Pour M. Paul Robert, précité : « sans chercher à « finlandiser » la France, on pourrait sûrement acclimater certains aspects d'un système qui ne cesse de faire ses preuves. Qu'on ne se leurre pas, toutefois. Ce n'est pas en saupoudrant, de-ci de-là, telle ou telle recette, ou en changeant les programmes du primaire, du collège ou du lycée qu'on pourra faire avancer les choses. Rien ne bougera, dans notre pays, tant qu'on n'aura pas modifié radicalement la formation des enseignants et tant que ces derniers continueront à transmettre des savoirs de façon abstraite, faute d'avoir acquis les outils suffisants leur permettant de s'adresser de manière efficace à tous les élèves, quel que soit leur profil. En Finlande, près de la moitié de la formation d'un enseignant est consacrée à la pédagogie, et les stages commencent dès la première année de leurs études. Nous sommes loin du compte en France, où l'on considère que la maîtrise d'un contenu disciplinaire est une qualification suffisante pour s'engager dans ce métier même si le nouveau schéma de la formation inclut des stages de sensibilisation en master 1 et 2. Enfin, en Finlande, le professeur n'est pas que professeur. Il est aussi surveillant, parfois « assistant social » ; il n'hésite pas à se rendre au domicile de ses élèves. Il n'y a pas, comme chez nous, ce cloisonnement étanche entre la sacro-sainte délivrance du savoir et le reste. »

Quoique l'on puisse penser de cette approche, qui a ses adeptes et ses détracteurs , l'étude du système éducatif finlandais incite votre commission à souhaiter la prise en compte des quatre facteurs suivants pour toute réforme de l'enseignement secondaire , ainsi que l'a indiqué son rapporteur pour l'enseignement scolaire, dans son rapport précité :

- le développement de l'autonomie des établissements ;

- le renforcement de la formation des enseignants tout au long de leur carrière ;

- la nécessité de créer un système d'orientation efficace accessible à tous ;

- la réalisation périodique d'évaluations indépendantes des résultats au niveau des établissements et des académies.

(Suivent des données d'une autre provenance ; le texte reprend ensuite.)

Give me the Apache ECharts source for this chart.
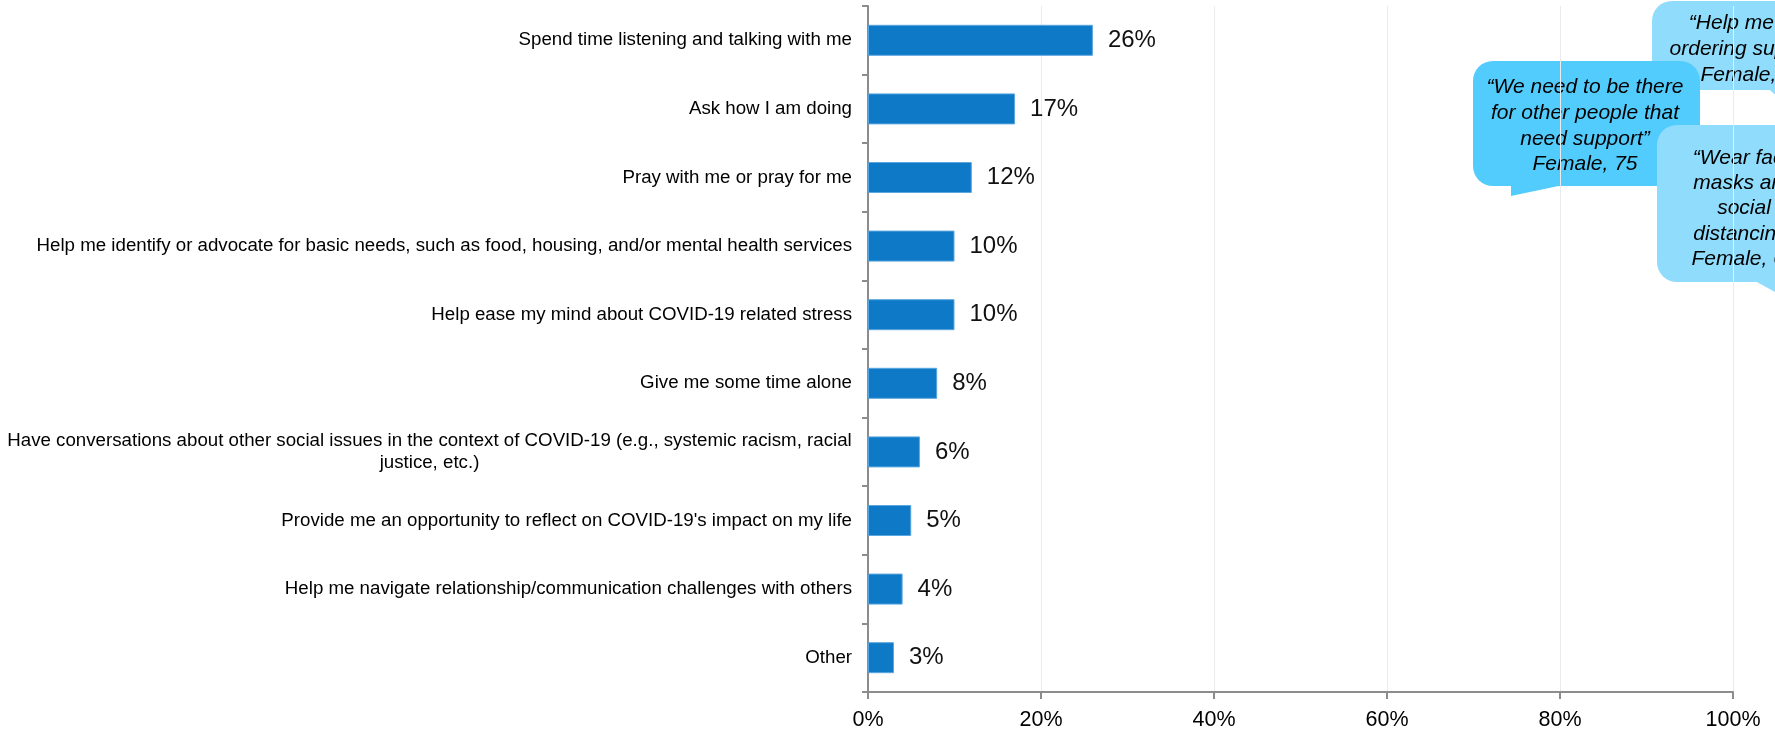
<!DOCTYPE html>
<html>
<head>
<meta charset="utf-8">
<script src="https://cdn.jsdelivr.net/npm/echarts@6/dist/echarts.min.js"></script>
<style>
html,body{margin:0;padding:0;background:#fff;}
#c{width:1775px;height:732px;}
</style>
</head>
<body>
<div id="c"></div>
<script>
const categories = [
  'Spend time listening and talking with me',
  'Ask how I am doing',
  'Pray with me or pray for me',
  'Help me identify or advocate for basic needs, such as food, housing, and/or mental health services',
  'Help ease my mind about COVID-19 related stress',
  'Give me some time alone',
  'Have conversations about other social issues in the context of COVID-19 (e.g., systemic racism, racial\njustice, etc.)',
  'Provide me an opportunity to reflect on COVID-19\'s impact on my life',
  'Help me navigate relationship/communication challenges with others',
  'Other'
];
const values = [26, 17, 12, 10, 10, 8, 6, 5, 4, 3];
const xTicks = [0, 20, 40, 60, 80, 100];

const quote1 = '\u201CHelp me with\nordering supplies\u201D\nFemale, 70';
const quote2 = '\u201CWe need to be there\nfor other people that\nneed support\u201D\nFemale, 75';
const quote3 = '\u201CWear face\nmasks and\nsocial\ndistancing\u201D\nFemale, 65';

const FONT = '"Liberation Sans", Arial, sans-serif';
const chart = echarts.init(document.getElementById('c'));

function bubble(rect, tail, color, text, cx, cy, lh) {
  return {
    type: 'group',
    children: [
      { type: 'rect', shape: { x: rect[0], y: rect[1], width: rect[2], height: rect[3], r: 20 }, style: { fill: color } },
      { type: 'polygon', shape: { points: tail }, style: { fill: color } },
      { type: 'text', x: cx, y: cy, style: {
          text: text, fill: '#000', align: 'center', verticalAlign: 'middle',
          textAlign: 'center', textVerticalAlign: 'middle',
          fontSize: 21, fontStyle: 'italic', fontFamily: FONT, lineHeight: lh } }
    ]
  };
}

chart.setOption({
  animation: false,
  grid: { left: 868, right: 42, top: 6, bottom: 40, containLabel: false, outerBoundsMode: 'none' },
  xAxis: {
    type: 'value', min: 0, max: 100, interval: 20,
    axisLine: { show: true, lineStyle: { color: '#8c8c8c', width: 2 } },
    axisTick: { show: true, length: 7, lineStyle: { color: '#8c8c8c', width: 2 } },
    splitLine: { show: true, lineStyle: { color: '#ebebeb', width: 1 } },
    axisLabel: { formatter: v => xTicks.includes(v) ? v + '%' : '', fontSize: 21.5, color: '#000', fontFamily: FONT, margin: 17 }
  },
  yAxis: {
    type: 'category', data: categories, inverse: true,
    axisLine: { show: true, lineStyle: { color: '#8c8c8c', width: 2 } },
    axisTick: { show: true, length: 6, alignWithLabel: false, lineStyle: { color: '#8c8c8c', width: 2 } },
    splitLine: { show: false },
    axisLabel: {
      fontSize: 18.7, color: '#000', fontFamily: FONT, margin: 16, lineHeight: 22,
      formatter: function (v) {
        if (v.indexOf('\n') >= 0) {
          return v.split('\n').map(s => '{c|' + s + '}').join('\n');
        }
        return v;
      },
      rich: { c: { width: 845, align: 'center', fontSize: 18.7, fontFamily: FONT, color: '#000', lineHeight: 22 } }
    }
  },
  series: [{
    type: 'bar', data: values, barWidth: 31,
    itemStyle: { color: '#0E79C7', borderColor: '#5aa6de', borderWidth: 1 },
    label: { show: true, position: 'right', distance: 15, formatter: '{c}%', fontSize: 24, color: '#111', fontFamily: FONT }
  }],
  graphic: [
    bubble([1652, 1, 202, 89], [[1764, 85], [1810, 85], [1795, 112]], '#8FDCFC', quote1, 1753, 49, 26),
    bubble([1473, 61, 227, 125], [[1511, 180], [1511, 196], [1568, 184], [1568, 180]], '#52CCFD', quote2, 1585, 126, 25.7),
    bubble([1657, 125, 174, 157], [[1755, 276], [1755, 281], [1820, 317], [1820, 276]], '#8FDCFC', quote3, 1744, 208.5, 25.2)
  ]
});
</script>
</body>
</html>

Par ailleurs, votre commission partage avec M. Eric Charbonnier l'idée selon laquelle un changement des mentalités est nécessaire afin que les mathématiques ne constituent plus la discipline primordiale pour l'orientation des jeunes. De nombreux pays disposent d'un système comportant un tronc d'enseignements communs, assorti de la possibilité pour l'élève de choisir des matières optionnelles à concurrence d'au moins 10 à 15 % des heures de cours. Cela implique aussi une réflexion sur la prédominance des mathématiques dans les examens.

Enfin, pour votre commission, la formation des enseignants doit mettre davantage l'accent sur le développement des compétences pédagogiques, et leur sélection doit mieux prendre en compte ces dernières.

En effet, notre pays est culturellement très attaché à la formation disciplinaire de ses enseignants, trop souvent au détriment des principales qualités requises d'un professeur : le talent pédagogique, la motivation et la capacité à transmettre ses connaissances.

Telle est la priorité affichée par la Finlande et votre délégation y voit l'une des raisons majeures de sa réussite éducative.